Terry’s friend was one of the young people camped out in Tiananmen Square. From what he saw, the demonstration was organic, taking advantage of a moment. Terry was there when the tanks rolled in. The Chinese helped him escape, but they decided to stay.

This wasn’t Terry’s fight, after all.

I’m told that the real reason that the Red Army moved in was that the Workers grew upset. Hard to believe now, but back in the 1980s the most powerful force in Communist China were the workers. They saw the students as a threat to the Great Strides made for workers, and the party officials knew who buttered their bread.

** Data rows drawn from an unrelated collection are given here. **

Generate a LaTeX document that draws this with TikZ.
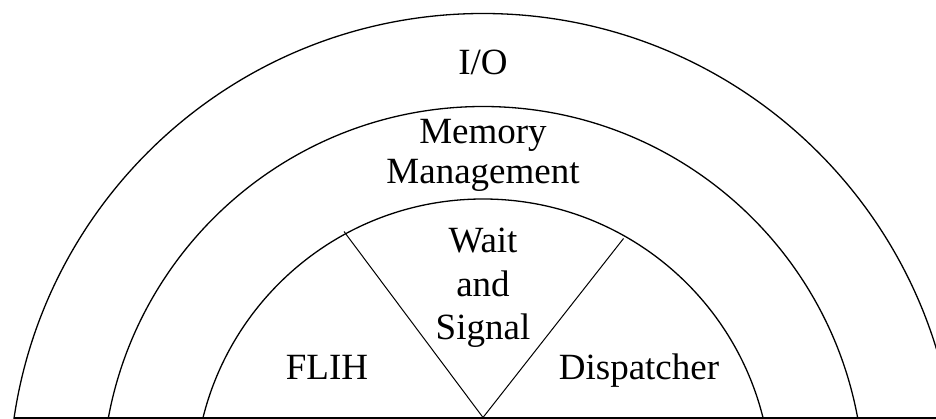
\documentclass[tikz,border=0pt]{standalone}
\usepackage{fontspec}
\setmainfont{Liberation Serif}
\begin{document}
\begin{tikzpicture}[x=1pt,y=-1pt,
  ring/.style={line width=1.3pt},
  divider/.style={line width=1pt},
  baseline line/.style={line width=1.8pt},
  lbl/.style={anchor=base, inner sep=0pt, font=\fontsize{37}{43}\selectfont}]
\useasboundingbox (0,0) rectangle (936,419);
\coordinate (c) at (483,487.5);
\begin{scope}
  \clip (0,0) rectangle (936,418);
  \draw[ring] (c) circle[radius=474pt];
  \draw[ring] (c) circle[radius=381pt];
  \draw[ring] (c) circle[radius=288.5pt];
\end{scope}
\coordinate (bl) at (14,418);
\coordinate (br) at (936,418);
\draw[baseline line] (bl) -- (br);
\coordinate (apex) at (483,417.5);
\coordinate (lt) at (344,231.5);
\coordinate (rt) at (623.5,238.5);
\draw[divider] (apex) -- (lt);
\draw[divider] (apex) -- (rt);
\node[lbl] (io) at (483,75) {I/O};
\node[lbl] (mem1) at (483,144) {Memory};
\node[lbl] (mem2) at (483,184) {Management};
\node[lbl] (w1) at (483,253) {Wait};
\node[lbl] (w2) at (483,297) {and};
\node[lbl] (w3) at (483,339) {Signal};
\node[lbl] (flih) at (327,379) {FLIH};
\node[lbl] (disp) at (639,379) {Dispatcher};
\end{tikzpicture}
\end{document}
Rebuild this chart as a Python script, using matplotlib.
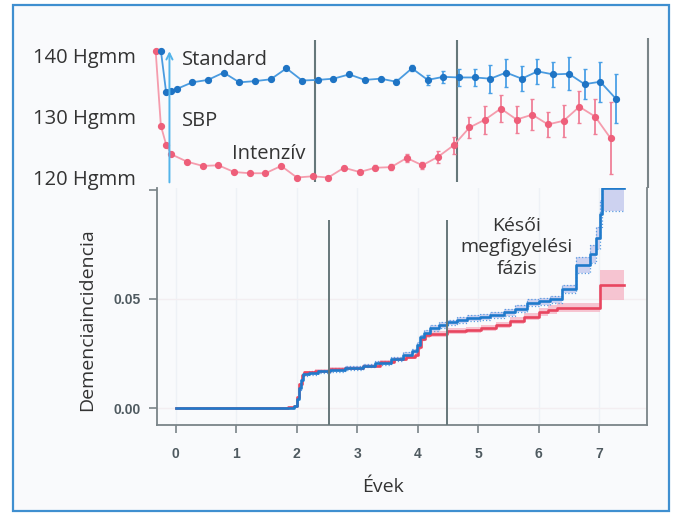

China has done some interesting things lately to indicate it is still very much a totalitarian state. I can’t say whether or not the students were right about how they did this, or what they did. China still gets protests and it scares them, which is why they have begun to even threaten Western news organizations. And maybe a protest that was that large, that shut down the Mall in Washington, D.C. would be met with armed force here, too.

Still, the anniversary makes me glad I live somewhere that, for all its faults and the decline in civil protections against the government, we enjoy a great deal of liberty.

I’ll also note something important: India had her elections last month. As Fareed Zakaria observed in the June 1 Newsweek (US edition), that the elections:

are also a fitting symbol — in this case of India’s strengths, which are defined no by state power [as is the case in China] but people power, with all the messiness and chaos that implies. With 420 million people voting, the recent polls were the biggest exercise of democracy in history.

Nice contrast to the Chinese shutting down possible dissident websites on the eve of the Tianamen Square anniversary.